Całe plecy Mallory'ego były odsłonięte, zachowana skóra była tak czysta i biała, że wyglądała jak posąg z marmuru. Odcięta lina zawiązana wokół jego talii pozostawiła po sobie ślady na tułowiu, co wskazywało na to, że w pewnym momencie Mallory prawdopodobnie zaliczył bolesny upadek, po którym zwisał z liny. Najbardziej zaskoczył mnie sposób, w jaki lewa noga była skrzyżowana z prawą, która złamała się nad cholewką buta, tak jakby Mallory chronił zranioną kończynę. Cokolwiek się wydarzyło, wydawało się jasne, że Mallory żył, przynajmniej krótko, gdy dotarł do swojego ostatecznego miejsca spoczynku.

Anker i współpracujący z nim poszukiwacze początkowo zakładali, że ciało należy do Sandy'ego Irvine'a, ponieważ znaleziono je niemal bezpośrednio pod miejscem, w którym odkryto na grzbiecie jego czekan, prawie dziesięć lat po tym, jak on i Mallory zaginęli. Czy Mallory był przywiązany do Irvine'a w czasie upadku? A jeśli tak, to w jaki sposób lina została przecięta i dlaczego nie znaleziono Irvine'a w pobliżu?

Inne szczegóły wzbudziły jeszcze więcej pytań. Zielone gogle Mallory'ego znaleziono w jego kieszeni. Czy to oznaczało, że schodził w nocy, kiedy ich nie potrzebował? Jego zegarek zatrzymał się między godziną pierwszą a drugą, ale czy to było rano czy po południu? Mallory zapowiedział, że jeśli dotrze na szczyt, zostawi na nim zdjęcie swojej żony. Nie znaleziono jej zdjęcia przy jego ciele.

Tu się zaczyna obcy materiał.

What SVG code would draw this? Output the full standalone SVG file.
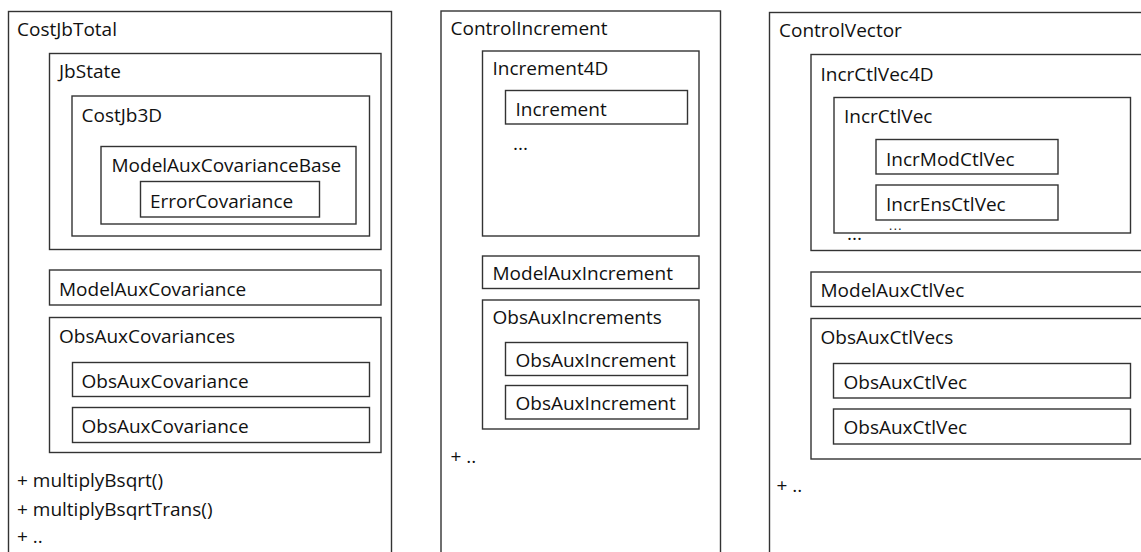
<svg xmlns="http://www.w3.org/2000/svg" width="1141" height="552" viewBox="0 0 1141 552">
<style>
rect{fill:none;stroke:#333;stroke-width:1.4}
text{font-family:"Open Sans","Noto Sans",sans-serif;font-size:19px;fill:#111}
.dots{font-size:12px;letter-spacing:1.5px}
</style>
<rect x="0" y="0" width="1141" height="552" style="fill:#fff;stroke:none"/>
<g id="costjbtotal">
<rect x="8.5" y="11.5" width="383" height="560"/>
<text x="17" y="36">CostJbTotal</text>
<g id="jbstate">
<rect x="49.5" y="53.5" width="331.5" height="196"/>
<text x="59" y="78">JbState</text>
<g id="costjb3d">
<rect x="72" y="96" width="297.5" height="140"/>
<text x="81.5" y="122">CostJb3D</text>
<g id="modelauxcovbase">
<rect x="101" y="146.5" width="255" height="77.5"/>
<text x="111.5" y="172">ModelAuxCovarianceBase</text>
<g id="errorcov">
<rect x="140.5" y="181.5" width="179" height="35.5"/>
<text x="150" y="208">ErrorCovariance</text>
</g>
</g>
</g>
</g>
<g id="modelauxcov">
<rect x="49.5" y="270" width="331.5" height="35"/>
<text x="59" y="296">ModelAuxCovariance</text>
</g>
<g id="obsauxcovs">
<rect x="49.5" y="317.5" width="331.5" height="135"/>
<text x="59" y="342.5">ObsAuxCovariances</text>
<g id="obsauxcov1">
<rect x="72.5" y="362.5" width="297" height="34"/>
<text x="81.5" y="388">ObsAuxCovariance</text>
</g>
<g id="obsauxcov2">
<rect x="72.5" y="407.5" width="297" height="35"/>
<text x="81.5" y="433">ObsAuxCovariance</text>
</g>
</g>
<text x="17" y="487">+ multiplyBsqrt()</text>
<text x="17" y="516">+ multiplyBsqrtTrans()</text>
<text x="17" y="543">+ ..</text>
</g>
<g id="controlincrement">
<rect x="441" y="11" width="279.5" height="560"/>
<text x="450.5" y="35">ControlIncrement</text>
<g id="increment4d">
<rect x="482.5" y="51" width="216.5" height="185"/>
<text x="492.5" y="75">Increment4D</text>
<g id="increment">
<rect x="505.5" y="90.5" width="182" height="33.5"/>
<text x="515.5" y="115.5">Increment</text>
</g>
<text x="513" y="150">...</text>
</g>
<g id="modelauxincrement">
<rect x="482.5" y="256" width="216.5" height="32.5"/>
<text x="492.5" y="280">ModelAuxIncrement</text>
</g>
<g id="obsauxincrements">
<rect x="482.5" y="300" width="216.5" height="129"/>
<text x="492.5" y="324">ObsAuxIncrements</text>
<g id="obsauxincrement1">
<rect x="505.5" y="342.5" width="182" height="33"/>
<text x="515.5" y="366.5">ObsAuxIncrement</text>
</g>
<g id="obsauxincrement2">
<rect x="505.5" y="385.5" width="182" height="33.5"/>
<text x="515.5" y="410">ObsAuxIncrement</text>
</g>
</g>
<text x="450.5" y="463">+ ..</text>
</g>
<g id="controlvector">
<rect x="769.5" y="12.5" width="400" height="560"/>
<text x="779" y="36.5">ControlVector</text>
<g id="incrctlvec4d">
<rect x="811" y="54.5" width="360" height="196"/>
<text x="820.5" y="81">IncrCtlVec4D</text>
<g id="incrctlvec">
<rect x="834" y="97.5" width="296.5" height="135.5"/>
<text x="844" y="123">IncrCtlVec</text>
<g id="incrmodctlvec">
<rect x="876" y="139.5" width="182" height="34.5"/>
<text x="886" y="165.5">IncrModCtlVec</text>
</g>
<g id="increnstlvec">
<rect x="876" y="185" width="182" height="35"/>
<text x="886" y="210.5">IncrEnsCtlVec</text>
</g>
<text class="dots" x="889" y="229.5">...</text>
</g>
<text x="847" y="240">...</text>
</g>
<g id="modelauxctlvec">
<rect x="811" y="272" width="360" height="34.5"/>
<text x="820.5" y="296.5">ModelAuxCtlVec</text>
</g>
<g id="obsauxctlvecs">
<rect x="811" y="318.5" width="360" height="140.5"/>
<text x="820.5" y="344">ObsAuxCtlVecs</text>
<g id="obsauxctlvec1">
<rect x="833.5" y="363.5" width="297" height="34.5"/>
<text x="843.5" y="389">ObsAuxCtlVec</text>
</g>
<g id="obsauxctlvec2">
<rect x="833.5" y="409" width="297" height="35"/>
<text x="843.5" y="434">ObsAuxCtlVec</text>
</g>
</g>
<text x="776.5" y="491.5">+ ..</text>
</g>
<g id="connectors"></g>
</svg>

Nie było też śladu po aparacie, co doprowadziło wielu historyków zajmujących się tematyką Everestu do wniosku, że musiał go nosić Irvine. Ma to sens, biorąc pod uwagę, że był on lepszym fotografem i wiedział, że brytyjska publiczność będzie wolała oglądać zdjęcia swojego Galahada (jak nazywali Mallory'ego wielbiciele), niż jego mniej znanego partnera.

Młody Tybetańczyk w bazie Everest Base Camp podczas śnieżycy po długim dniu przewożenia zapasów na górę. / (National Geographic / Renan Ozturk)

 

Ostatnią osobą, która widziała tę parę, był ich kolega z grupy Noel Odell, który 8 czerwca 1924 roku zatrzymał się na wysokości około 8 tysięcy metrów, by skierować wzrok w stronę szczytu. Jak relacjonował, gruba, gęsta zasłona pokryła górną część Everestu, ale o 12:50 wirujące chmury podniosły się na chwilę, odsłaniając Mallory'ego i Irvine'a "poruszających się szybko" w górę około 250 metrów od szczytu.

"Mój wzrok zatrzymał się na jednej malutkiej, czarnej sylwetce na małym grzebieniu śniegu" - napisał Odell w swojej wiadomości z 14 czerwca. "Pierwszy z nich zbliżył się wtedy do wielkiego skalnego stopnia i wkrótce pojawił się na szczycie. Drugi zrobił to samo. Wtedy cała ta fascynująca wizja zniknęła, ponownie okrywając się chmurą".